この話の序盤で主人公のケイが「猫」と関わってくるシーンが入っているのですが、この一見「無駄」と思える部分を逃さず描写してくる辺りは何気に感心してしまいました。この部分の描写があるかないかで主人公のケイに対する見方がかなり変わると思います。

もう一人の

主人公であるティラナについては結構ベタな見せ方をしていますけどね。
でも最初から美少女補正がかかっていますから、ベタでも全然困らない訳です。

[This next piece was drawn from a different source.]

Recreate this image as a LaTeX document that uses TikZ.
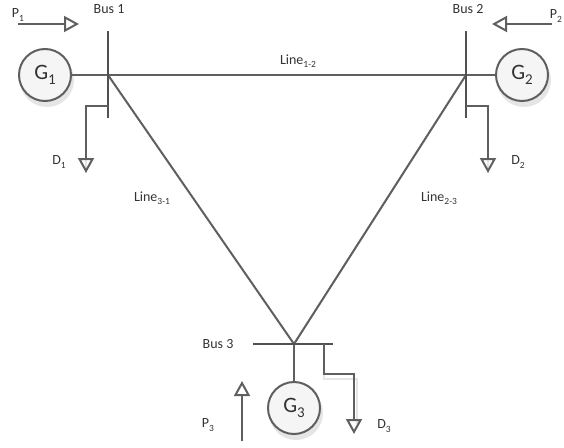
\documentclass[tikz,border=0pt]{standalone}
\usepackage{fontspec}
\setmainfont{Carlito}
\usetikzlibrary{arrows.meta,calc}
\definecolor{ln}{HTML}{5F5F5F}
\definecolor{txt}{HTML}{333333}
\newcommand{\lbl}[2]{#1\raisebox{-0.22em}{\fontsize{9.5}{10}\selectfont #2}}
\newcommand{\glbl}[2]{#1\raisebox{-0.22em}{\fontsize{15}{16}\selectfont #2}}
\tikzset{
  x=1pt,y=-1pt,
  wire/.style={draw=ln,line width=2pt},
  busbar/.style={draw=ln!85!black,line width=2.6pt},
  ghost/.style={draw=black!10,line width=2.5pt,shift={(3pt,-5pt)}},
  flow/.style={draw=ln,line width=2pt,-{Triangle[open,length=15pt,width=16pt,line width=2pt]}},
  gen/.style={circle,draw=ln,line width=2pt,fill=black!4,minimum size=52pt,inner sep=0pt,text=txt,font=\fontsize{22}{24}\selectfont},
  gshadow/.style={circle,fill=black!10,minimum size=54pt,inner sep=0pt},
  lab/.style={inner sep=0pt,text=txt,font=\fontsize{14}{16}\selectfont},
  pt/.style={inner sep=0pt,outer sep=0pt,minimum size=0pt}
}
\begin{document}
\begin{tikzpicture}
\useasboundingbox (0,0) rectangle (564,447);
% named points
\coordinate (b1a) at (108,31); \coordinate (b1b) at (108,118); \coordinate (b1j) at (108,75); \coordinate (b1d) at (108,106);
\coordinate (b2a) at (466,31); \coordinate (b2b) at (466,118); \coordinate (b2j) at (466,75); \coordinate (b2d) at (466,106);
\coordinate (b3a) at (253,344); \coordinate (b3b) at (333,344); \coordinate (b3j) at (294,344); \coordinate (b3d) at (324,344);
\coordinate (d1) at (86,173); \coordinate (d2) at (488,173); \coordinate (d3) at (354,434);
\coordinate (p1s) at (18,24); \coordinate (p1e) at (79,24);
\coordinate (p2s) at (552,24); \coordinate (p2e) at (492,24);
\coordinate (p3s) at (242,441); \coordinate (p3e) at (242,381);
% soft shadows
\node[gshadow] at (47,80) {};
\node[gshadow] at (524,80) {};
\node[gshadow] at (296,413) {};
\draw[ghost] (b1j) -- (b2j);
\draw[ghost] (b1a) -- (b1b);
\draw[ghost] (b2a) -- (b2b);
\draw[ghost] (b3a) -- (b3b);
\draw[ghost] (b1d) -| (d1);
\draw[ghost] (b2d) -| (d2);
\draw[ghost] (b3d) |- (354,374) -- (354,419);
\draw[draw=black!6,line width=2pt,shift={(4pt,-3pt)}] (b2j) -- (b3j);
% generators
\node[gen] (g1) at (45,75) {\glbl{G}{1}};
\node[gen] (g2) at (522,75) {\glbl{G}{2}};
\node[gen] (g3) at (294,408) {\glbl{G}{3}};
% connectors
\draw[wire] (b1j) -- (b2j);
\draw[wire] (b1j) -- (b3j);
\draw[wire] (b2j) -- (b3j);
\draw[wire] (g1) -- (b1j);
\draw[wire] (g2) -- (b2j);
\draw[wire] (g3) -- (b3j);
\draw[busbar] (b1a) -- (b1b);
\draw[busbar] (b2a) -- (b2b);
\draw[busbar] (b3a) -- (b3b);
\draw[flow] (b1d) -| (d1);
\draw[flow] (b2d) -| (d2);
\draw[flow] (b3d) |- (354,374) -- (d3);
\draw[flow] (p1s) -- (p1e);
\draw[flow] (p2s) -- (p2e);
\draw[flow] (p3s) -- (p3e);
% labels
\node[lab] (tb1) at (109,9) {Bus 1};
\node[lab] (tb2) at (468,9) {Bus 2};
\node[lab] (tb3) at (218,344) {Bus 3};
\node[lab] (tl12) at (298,61) {\lbl{Line}{1-2}};
\node[lab] (tl31) at (152,198) {\lbl{Line}{3-1}};
\node[lab] (tl23) at (439,198) {\lbl{Line}{2-3}};
\node[lab] (tp1) at (18,15) {\lbl{P}{1}};
\node[lab] (tp2) at (556,16) {\lbl{P}{2}};
\node[lab] (tp3) at (208,425) {\lbl{P}{3}};
\node[lab] (td1) at (59,162) {\lbl{D}{1}};
\node[lab] (td2) at (518,162) {\lbl{D}{2}};
\node[lab] (td3) at (384,426) {\lbl{D}{3}};
\end{tikzpicture}
\end{document}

少年向けライトノベルとしてはここまで来ればもう勝ったも同然ですね。最初こそ冷たそうで得体の知れない少女ですが、たった一言、

「うにゅっ……」

とか言わせてしまえばもうアレです。私はセーフです。全然セーフですね! ・・・まあゼータ文庫版ではティラナはたゆんたゆん美女だったらしいですが、ロリ化は痛し痒しというかなんというか・・・これから作中で急成長とかするんですかね!? その・・・乳房的なものが!
まあいずれにしてもキャラ立ちのつかみはバッチリであって、後はゆっくりと料理してやれば良いわけですからね。で、案の定ここまで読んで湧き上がった期待通りに最後まで面白く読めてしまうわけです。

それに加え

サンテレサ市に住む憎めない悪党の描写なんかも何気に光りますよね。

「……さいわい、うるわしきミランダ嬢はわれわれの提案をこころよく引き受けてくれた。そうだ。あの慎ましげな淑女は二〇%のギャランティの上乗せで、撮影に際して、さらなる過激な奉仕を披露してくれるというのだ。うむ……わかるかね? 直接的な表現は避けておくが、頭文字にAが付く部位を使う。……そう、Aだ、エイ。おお、ハレルヤ!」

この発言はオニールという僧侶の口走った言葉だったりするんですが、笑わせてくれますね。・・・実際、この「A」という部位がどこの部位を指しているのか個人的に興味津々ですが、きっと私なんかにはきっと想像も付かない部位なんでしょうね! まあミランダ嬢とやらが人間である保証はどこにもないですが。

総合

安心の星4つですね。
魅力的なキャラクターに支えられてクルクルと良く動く刑事アクションドラマです。ちょっとだけ悲しい展開もあったりはしますが、それでも後味が悪くなるほどではないですね。異文化コミュニケーションの面白さとアクションの配合加減もバランスがとても良く感じましたね。
レーベル自体がアレした関係で今まで続きが出ていませんでしたが、こうして無事復活しましたし、あとがきによると作者は続編の執筆意欲も持っているようですので、期待して待ちますかね。・・・まあ、その前に「フルメタル・パニック!」を綺麗に完結させて欲しいとか思ったりしますけどね。
イラストは豪華にも村田蓮爾氏です。絵の美麗さは改めて私が言うようなこともないですが、白黒のカラーイラストもきっちりと良い仕事をしてくれていると思います。安心して読んでいられるコンビですね。